→ EXTRACTED DATA

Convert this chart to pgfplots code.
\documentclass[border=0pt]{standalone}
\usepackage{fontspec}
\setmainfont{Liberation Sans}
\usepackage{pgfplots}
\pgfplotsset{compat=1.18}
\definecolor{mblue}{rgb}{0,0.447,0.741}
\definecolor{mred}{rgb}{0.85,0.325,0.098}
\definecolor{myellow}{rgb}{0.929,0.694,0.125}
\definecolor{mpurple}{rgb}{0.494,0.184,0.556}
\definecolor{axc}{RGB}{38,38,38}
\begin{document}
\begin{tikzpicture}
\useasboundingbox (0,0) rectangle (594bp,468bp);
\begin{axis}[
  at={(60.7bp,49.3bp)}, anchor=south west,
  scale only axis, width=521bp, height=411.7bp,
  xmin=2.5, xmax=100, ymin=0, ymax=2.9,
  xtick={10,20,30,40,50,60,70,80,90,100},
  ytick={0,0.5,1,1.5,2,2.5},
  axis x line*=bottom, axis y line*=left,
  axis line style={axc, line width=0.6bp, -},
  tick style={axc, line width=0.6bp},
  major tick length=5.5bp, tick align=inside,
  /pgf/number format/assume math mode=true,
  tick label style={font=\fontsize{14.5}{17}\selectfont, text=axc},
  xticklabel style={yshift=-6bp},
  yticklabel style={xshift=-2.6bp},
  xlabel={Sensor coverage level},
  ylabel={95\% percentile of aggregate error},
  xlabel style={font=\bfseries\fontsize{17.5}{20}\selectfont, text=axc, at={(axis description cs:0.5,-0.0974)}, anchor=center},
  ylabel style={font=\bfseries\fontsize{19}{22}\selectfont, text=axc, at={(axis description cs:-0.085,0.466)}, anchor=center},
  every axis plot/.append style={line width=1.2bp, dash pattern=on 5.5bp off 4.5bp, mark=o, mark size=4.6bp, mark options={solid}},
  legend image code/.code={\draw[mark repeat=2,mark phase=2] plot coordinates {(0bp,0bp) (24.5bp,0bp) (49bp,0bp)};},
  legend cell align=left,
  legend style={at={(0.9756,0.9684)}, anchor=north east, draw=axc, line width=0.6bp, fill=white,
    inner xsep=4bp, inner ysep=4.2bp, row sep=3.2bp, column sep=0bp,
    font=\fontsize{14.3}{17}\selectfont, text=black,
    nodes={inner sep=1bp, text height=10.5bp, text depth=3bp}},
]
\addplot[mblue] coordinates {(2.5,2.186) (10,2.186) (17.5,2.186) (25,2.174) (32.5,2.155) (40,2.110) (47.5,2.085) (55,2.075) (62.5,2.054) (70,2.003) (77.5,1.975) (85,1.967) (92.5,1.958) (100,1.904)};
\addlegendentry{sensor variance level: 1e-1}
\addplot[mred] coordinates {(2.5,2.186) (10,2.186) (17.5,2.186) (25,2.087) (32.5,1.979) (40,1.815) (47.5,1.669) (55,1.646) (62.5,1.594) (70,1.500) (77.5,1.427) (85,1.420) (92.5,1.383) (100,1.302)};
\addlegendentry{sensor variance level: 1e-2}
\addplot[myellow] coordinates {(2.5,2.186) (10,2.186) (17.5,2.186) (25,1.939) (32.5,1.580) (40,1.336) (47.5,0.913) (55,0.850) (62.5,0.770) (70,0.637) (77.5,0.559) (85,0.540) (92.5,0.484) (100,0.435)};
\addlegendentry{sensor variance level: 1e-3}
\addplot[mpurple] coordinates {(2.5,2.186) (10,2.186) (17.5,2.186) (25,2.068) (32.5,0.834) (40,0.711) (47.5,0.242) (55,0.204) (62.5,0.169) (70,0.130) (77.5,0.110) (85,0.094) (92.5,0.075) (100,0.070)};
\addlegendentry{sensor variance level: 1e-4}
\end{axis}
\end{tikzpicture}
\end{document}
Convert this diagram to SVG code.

→ WHAT THE TASK ASKS
Exactly reproduce every line of the records.

→ RESULT FOR THIS EXERCISE
Convert this chart to pgfplots code.
\documentclass[border=0pt]{standalone}
\usepackage{fontspec}
\setmainfont{Liberation Sans}
\usepackage{pgfplots}
\pgfplotsset{compat=1.18}
\definecolor{mblue}{rgb}{0,0.447,0.741}
\definecolor{mred}{rgb}{0.85,0.325,0.098}
\definecolor{myellow}{rgb}{0.929,0.694,0.125}
\definecolor{mpurple}{rgb}{0.494,0.184,0.556}
\definecolor{axc}{RGB}{38,38,38}
\begin{document}
\begin{tikzpicture}
\useasboundingbox (0,0) rectangle (594bp,468bp);
\begin{axis}[
  at={(60.7bp,49.3bp)}, anchor=south west,
  scale only axis, width=521bp, height=411.7bp,
  xmin=2.5, xmax=100, ymin=0, ymax=2.9,
  xtick={10,20,30,40,50,60,70,80,90,100},
  ytick={0,0.5,1,1.5,2,2.5},
  axis x line*=bottom, axis y line*=left,
  axis line style={axc, line width=0.6bp, -},
  tick style={axc, line width=0.6bp},
  major tick length=5.5bp, tick align=inside,
  /pgf/number format/assume math mode=true,
  tick label style={font=\fontsize{14.5}{17}\selectfont, text=axc},
  xticklabel style={yshift=-6bp},
  yticklabel style={xshift=-2.6bp},
  xlabel={Sensor coverage level},
  ylabel={95\% percentile of aggregate error},
  xlabel style={font=\bfseries\fontsize{17.5}{20}\selectfont, text=axc, at={(axis description cs:0.5,-0.0974)}, anchor=center},
  ylabel style={font=\bfseries\fontsize{19}{22}\selectfont, text=axc, at={(axis description cs:-0.085,0.466)}, anchor=center},
  every axis plot/.append style={line width=1.2bp, dash pattern=on 5.5bp off 4.5bp, mark=o, mark size=4.6bp, mark options={solid}},
  legend image code/.code={\draw[mark repeat=2,mark phase=2] plot coordinates {(0bp,0bp) (24.5bp,0bp) (49bp,0bp)};},
  legend cell align=left,
  legend style={at={(0.9756,0.9684)}, anchor=north east, draw=axc, line width=0.6bp, fill=white,
    inner xsep=4bp, inner ysep=4.2bp, row sep=3.2bp, column sep=0bp,
    font=\fontsize{14.3}{17}\selectfont, text=black,
    nodes={inner sep=1bp, text height=10.5bp, text depth=3bp}},
]
\addplot[mblue] coordinates {(2.5,2.186) (10,2.186) (17.5,2.186) (25,2.174) (32.5,2.155) (40,2.110) (47.5,2.085) (55,2.075) (62.5,2.054) (70,2.003) (77.5,1.975) (85,1.967) (92.5,1.958) (100,1.904)};
\addlegendentry{sensor variance level: 1e-1}
\addplot[mred] coordinates {(2.5,2.186) (10,2.186) (17.5,2.186) (25,2.087) (32.5,1.979) (40,1.815) (47.5,1.669) (55,1.646) (62.5,1.594) (70,1.500) (77.5,1.427) (85,1.420) (92.5,1.383) (100,1.302)};
\addlegendentry{sensor variance level: 1e-2}
\addplot[myellow] coordinates {(2.5,2.186) (10,2.186) (17.5,2.186) (25,1.939) (32.5,1.580) (40,1.336) (47.5,0.913) (55,0.850) (62.5,0.770) (70,0.637) (77.5,0.559) (85,0.540) (92.5,0.484) (100,0.435)};
\addlegendentry{sensor variance level: 1e-3}
\addplot[mpurple] coordinates {(2.5,2.186) (10,2.186) (17.5,2.186) (25,2.068) (32.5,0.834) (40,0.711) (47.5,0.242) (55,0.204) (62.5,0.169) (70,0.130) (77.5,0.110) (85,0.094) (92.5,0.075) (100,0.070)};
\addlegendentry{sensor variance level: 1e-4}
\end{axis}
\end{tikzpicture}
\end{document}
Convert this diagram to SVG code.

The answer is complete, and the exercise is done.